• [Do this]: Repeat exactly the lines running from the first line of the data to the line containing "import plotly.graph_objects as go", both ends included, and nothing else; drop the pictures.
-- start of Data excerpt --
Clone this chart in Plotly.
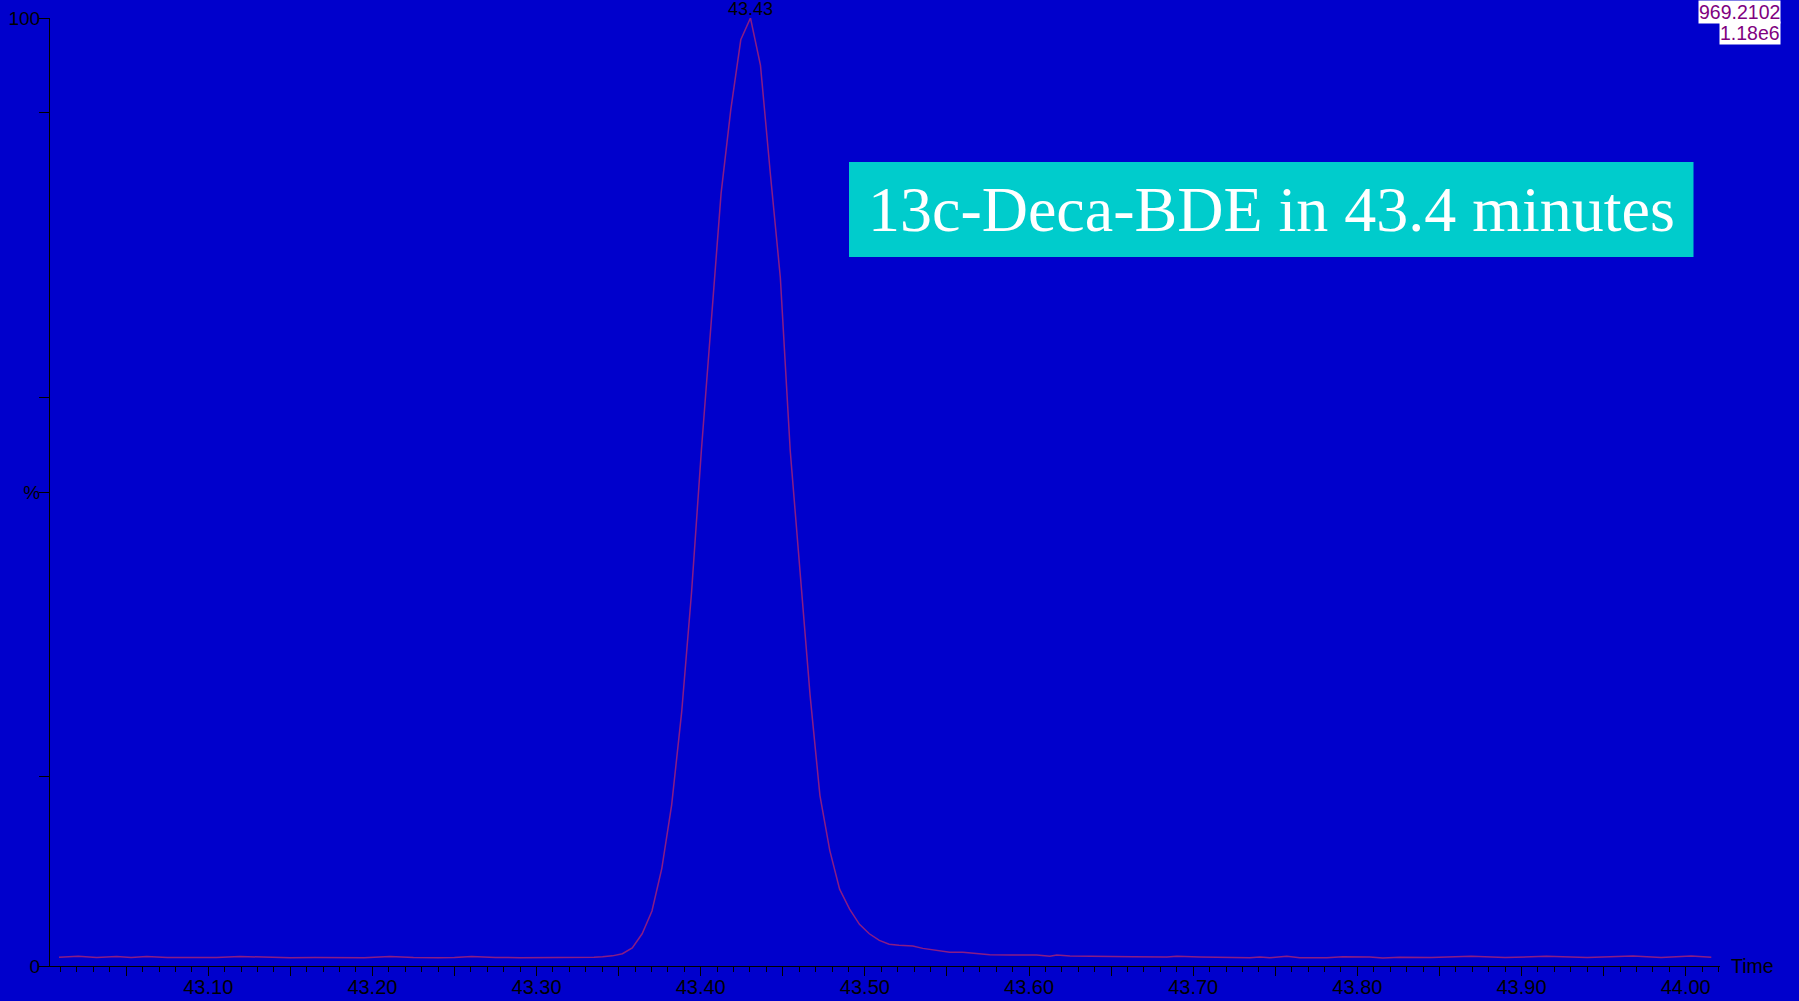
import plotly.graph_objects as go

# ---- data (retention time in minutes, relative intensity %) ----
time_min = [
    43.0091, 43.0208, 43.0320, 43.0442, 43.0530, 43.0625, 43.0750, 43.0900,
    43.1050, 43.1193, 43.1350, 43.1500, 43.1650, 43.1800, 43.1950, 43.2107,
    43.2250, 43.2400, 43.2500, 43.2604, 43.2750, 43.2900, 43.3050, 43.3200,
    43.3350, 43.3402, 43.3462, 43.3523, 43.3583, 43.3643, 43.3703, 43.3763,
    43.3823, 43.3884, 43.3944, 43.4004, 43.4065, 43.4124, 43.4183, 43.4244,
    43.4303, 43.4364, 43.4424, 43.4485, 43.4545, 43.4605, 43.4666, 43.4726,
    43.4786, 43.4846, 43.4907, 43.4967, 43.5027, 43.5088, 43.5148, 43.5208,
    43.5292, 43.5353, 43.5517, 43.5597, 43.5761, 43.5883, 43.6047, 43.6127,
    43.6169, 43.6249, 43.6352, 43.6632, 43.6840, 43.6900, 43.7040, 43.7162,
    43.7345, 43.7406, 43.7467, 43.7570, 43.7649, 43.7814, 43.7911, 43.8075,
    43.8155, 43.8258, 43.8450, 43.8694, 43.8900, 43.9151, 43.9400, 43.9678,
    43.9850, 44.0034, 44.0156,
]
intensity_pct = [
    0.92, 1.02, 0.90, 1.00, 0.90, 1.00, 0.90, 0.88,
    0.90, 1.00, 0.90, 0.88, 0.90, 0.90, 0.88, 1.00,
    0.90, 0.88, 0.90, 1.00, 0.90, 0.88, 0.88, 0.88,
    0.92, 0.97, 1.07, 1.30, 1.90, 3.40, 5.80, 10.3,
    17.0, 26.8, 39.4, 54.4, 67.7, 81.5, 90.3, 97.7,
    100.0, 95.0, 83.6, 72.6, 54.4, 41.1, 28.6, 18.0,
    12.2, 8.1, 6.0, 4.4, 3.4, 2.7, 2.3, 2.2,
    2.1, 1.86, 1.44, 1.44, 1.19, 1.16, 1.16, 1.02,
    1.16, 1.05, 1.05, 0.98, 0.95, 1.02, 0.95, 0.92,
    0.88, 0.95, 0.88, 1.02, 0.88, 0.88, 0.98, 0.95,
    0.84, 0.92, 0.90, 1.02, 0.90, 1.02, 0.90, 1.05,
    0.90, 1.05, 0.92,
]

x_major_ticks = [43.05, 43.10, 43.15, 43.20, 43.25, 43.30, 43.35, 43.40, 43.45,
                 43.50, 43.55, 43.60, 43.65, 43.70, 43.75, 43.80, 43.85, 43.90,
                 43.95, 44.00]
x_major_labels = ["", "43.10", "", "43.20", "", "43.30", "", "43.40", "",
                  "43.50", "", "43.60", "", "43.70", "", "43.80", "", "43.90",
                  "", "44.00"]
y_ticks = [0, 20, 50, 60, 90, 100]
y_tick_labels = ["0", "", "%", "", "", "100"]

peak_label = "43.43"
peak_time = 43.4303
peak_value = 100.0
mass_label = "969.2102"
scale_label = "1.18e6"
axis_title = "Time"
box_text = "13c-Deca-BDE in 43.4 minutes"

# ---- layout geometry (pixels) ----
W, H = 1799, 1001
L, R, T, B = 50, 79, 18, 35
PW, PH = W - L - R, H - T - B


def px_x(px):
    return (px - L) / PW


def px_y(py):
    return (H - B - py) / PH


BG = "#0000CC"
LINE = "#8A1C84"
FONT = "Liberation Sans, Arial, sans-serif"

fig = go.Figure()
fig.add_trace(go.Scatter(
    x=time_min, y=intensity_pct, mode="lines",
    line=dict(color=LINE, width=1.5), hoverinfo="skip", showlegend=False,
))

fig.update_layout(
    width=W, height=H,
    margin=dict(l=L, r=R, t=T, b=B, pad=0),
    paper_bgcolor=BG, plot_bgcolor=BG,
    font=dict(family=FONT, color="black"),
    showlegend=False,
)

fig.update_xaxes(
    range=[43.0036, 44.0209], showgrid=False, zeroline=False,
    showline=True, linecolor="black", linewidth=1,
    tickmode="array", tickvals=x_major_ticks, ticktext=x_major_labels,
    ticks="outside", ticklen=9, tickwidth=1, tickcolor="black",
    tickfont=dict(size=20, family=FONT, color="black"),
    ticklabelstandoff=-6,
    minor=dict(tickmode="linear", tick0=43.0, dtick=0.01, ticks="outside",
               ticklen=5, tickwidth=1, tickcolor="black", showgrid=False),
    automargin=False, fixedrange=True,
)
fig.update_yaxes(
    range=[0, 100], showgrid=False, zeroline=False,
    showline=True, linecolor="black", linewidth=1,
    tickmode="array", tickvals=y_ticks, ticktext=y_tick_labels,
    ticks="outside", ticklen=10, tickwidth=1, tickcolor="black",
    tickfont=dict(size=19, family=FONT, color="black"),
    ticklabelstandoff=-5,
    automargin=False, fixedrange=True,
)

# cyan annotation box
fig.add_shape(
    type="rect", xref="paper", yref="paper",
    x0=px_x(849), x1=px_x(1693.5), y0=px_y(257), y1=px_y(162),
    fillcolor="#00CCCC", line=dict(width=0), layer="above",
)
fig.add_annotation(
    text=box_text, xref="paper", yref="paper",
    x=px_x(1271), y=px_y(210), xanchor="center", yanchor="middle",
    showarrow=False,
    font=dict(family="Liberation Serif, Times New Roman, serif", size=64, color="white"),
)

# peak label
fig.add_annotation(
    text=peak_label, x=peak_time, y=peak_value, xref="x", yref="y",
    xanchor="center", yanchor="bottom", showarrow=False, yshift=-3,
    font=dict(family=FONT, size=18, color="black"),
)

# top-right labels
fig.add_annotation(
    text=mass_label, xref="paper", yref="paper",
    x=px_x(1781), y=px_y(0), xanchor="right", yanchor="top",
    showarrow=False, bgcolor="white", borderpad=0,
    font=dict(family=FONT, size=19.5, color="#800080"),
)
fig.add_annotation(
    text=scale_label, xref="paper", yref="paper",
    x=px_x(1781), y=px_y(21), xanchor="right", yanchor="top",
    showarrow=False, bgcolor="white", borderpad=0,
    font=dict(family=FONT, size=19.5, color="#800080"),
)

# axis title "Time"
fig.add_annotation(
    text=axis_title, xref="paper", yref="paper",
    x=px_x(1729), y=px_y(966), xanchor="left", yanchor="middle",
    showarrow=False,
    font=dict(family=FONT, size=19.5, color="black"),
)

fig.write_html(
    "out.html",
    config={"displayModeBar": False, "staticPlot": True},
    post_script="document.body.style.margin='0';document.body.style.padding='0';",
)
-- end of Data excerpt --
• [Complete output]:
Clone this chart in Plotly.
import plotly.graph_objects as go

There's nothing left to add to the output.